Detroit 2016: Volvo S90 – a most human car
The Volvo S90 is a calm, welcoming entrant to the premium sedan market
Some observers have called the new Volvo S90 dull and lacking progression, but there’s such a depth of design quality when you see the car in person that it’s hard not to be thoroughly impressed.

It all begins with the basics – this car’s proportions are fundamentally right, and even more impressive when you consider it’s front-wheel drive. The wheels are in the right place, the overhangs are well controlled and the minimal graphics tie together key elements in a way that’s genuinely pleasing. The return to a six-light DLO is a very welcome addition to the composition.

It’s a very mature design, very sparse on extraneous details – design director Thomas Ingenlath is an avid detractor of styling entertainment and that approach is clearly shown here. Yet the very carefully-curated detailing and its graphics are extremely well-judged and give the car a strong character despite its quiet nature. That is authentic Scandinavian design.

Downsides? The rear treatment feels less precisely resolved than the rest of the car and the way the lamp breaks the corner ‘boundary’ is slightly awkward.

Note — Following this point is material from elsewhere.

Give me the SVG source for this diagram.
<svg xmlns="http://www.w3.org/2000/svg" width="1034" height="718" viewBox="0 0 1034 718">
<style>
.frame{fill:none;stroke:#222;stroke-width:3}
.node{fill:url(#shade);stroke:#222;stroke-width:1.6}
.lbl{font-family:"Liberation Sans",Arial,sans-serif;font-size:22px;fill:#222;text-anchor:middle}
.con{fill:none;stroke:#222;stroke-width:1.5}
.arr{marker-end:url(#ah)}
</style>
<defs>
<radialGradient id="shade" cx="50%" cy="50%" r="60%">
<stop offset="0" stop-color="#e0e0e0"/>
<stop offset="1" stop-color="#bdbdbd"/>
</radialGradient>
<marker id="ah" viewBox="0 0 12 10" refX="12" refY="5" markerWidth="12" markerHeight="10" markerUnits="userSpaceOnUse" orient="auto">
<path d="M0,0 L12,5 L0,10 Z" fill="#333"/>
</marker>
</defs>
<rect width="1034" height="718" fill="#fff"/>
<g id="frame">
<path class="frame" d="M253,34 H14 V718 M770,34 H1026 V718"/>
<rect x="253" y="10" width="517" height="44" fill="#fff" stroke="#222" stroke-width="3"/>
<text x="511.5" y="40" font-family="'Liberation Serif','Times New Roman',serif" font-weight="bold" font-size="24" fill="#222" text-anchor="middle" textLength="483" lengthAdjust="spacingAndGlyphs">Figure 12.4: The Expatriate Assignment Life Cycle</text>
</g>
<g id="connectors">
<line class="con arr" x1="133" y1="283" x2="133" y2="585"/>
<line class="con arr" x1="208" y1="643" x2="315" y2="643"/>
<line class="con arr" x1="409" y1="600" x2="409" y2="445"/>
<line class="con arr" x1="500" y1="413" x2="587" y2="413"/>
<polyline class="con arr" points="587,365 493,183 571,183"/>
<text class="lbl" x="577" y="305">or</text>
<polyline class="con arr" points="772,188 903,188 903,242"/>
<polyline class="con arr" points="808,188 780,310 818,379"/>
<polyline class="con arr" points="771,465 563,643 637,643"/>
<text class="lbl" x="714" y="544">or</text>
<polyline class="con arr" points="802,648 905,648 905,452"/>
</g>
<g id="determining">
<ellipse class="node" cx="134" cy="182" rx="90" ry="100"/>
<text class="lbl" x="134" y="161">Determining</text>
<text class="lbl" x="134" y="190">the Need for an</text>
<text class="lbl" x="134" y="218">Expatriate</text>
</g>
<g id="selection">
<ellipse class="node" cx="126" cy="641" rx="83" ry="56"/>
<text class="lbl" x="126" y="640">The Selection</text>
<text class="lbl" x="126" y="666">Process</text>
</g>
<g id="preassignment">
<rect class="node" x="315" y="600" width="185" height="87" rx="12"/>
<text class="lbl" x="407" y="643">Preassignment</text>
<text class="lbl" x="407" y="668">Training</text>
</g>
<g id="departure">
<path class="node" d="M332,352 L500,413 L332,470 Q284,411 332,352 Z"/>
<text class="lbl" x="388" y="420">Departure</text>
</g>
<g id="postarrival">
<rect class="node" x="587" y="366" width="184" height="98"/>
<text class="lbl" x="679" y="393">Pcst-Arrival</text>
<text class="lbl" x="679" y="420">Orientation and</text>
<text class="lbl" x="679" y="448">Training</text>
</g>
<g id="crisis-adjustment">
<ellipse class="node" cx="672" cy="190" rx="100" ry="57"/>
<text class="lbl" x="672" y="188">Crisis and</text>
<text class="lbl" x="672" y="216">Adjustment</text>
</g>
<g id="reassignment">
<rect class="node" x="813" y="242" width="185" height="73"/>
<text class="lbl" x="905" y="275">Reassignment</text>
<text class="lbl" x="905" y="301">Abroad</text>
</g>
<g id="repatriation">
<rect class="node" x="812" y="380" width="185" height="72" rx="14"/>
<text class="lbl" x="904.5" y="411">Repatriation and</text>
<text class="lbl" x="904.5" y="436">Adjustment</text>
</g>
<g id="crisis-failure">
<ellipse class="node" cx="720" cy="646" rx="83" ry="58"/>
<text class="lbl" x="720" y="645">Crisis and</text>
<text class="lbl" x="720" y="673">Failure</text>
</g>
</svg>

The interior is perhaps even more impressive. The sense of high quality pervades through the entire cabin, not only though the materials, but also through their use. The wood, for example, is a three-dimensional form rather than a flat surface with no edges, so it looks like a solid piece. The minimal switchgear is genuinely jewel-like and the action and graphics of the HMI are consistent with the character of the car – mature and precise but not cold.

On a macro level the cabin is more progressive than it first appears – its architecture is (visually) constructed from ‘building blocks’ of components brought together rather being a large, abstract plastic sculpture with holes punched in for switches. the result is a cabin that feels genuinely built by people. This is a very human car.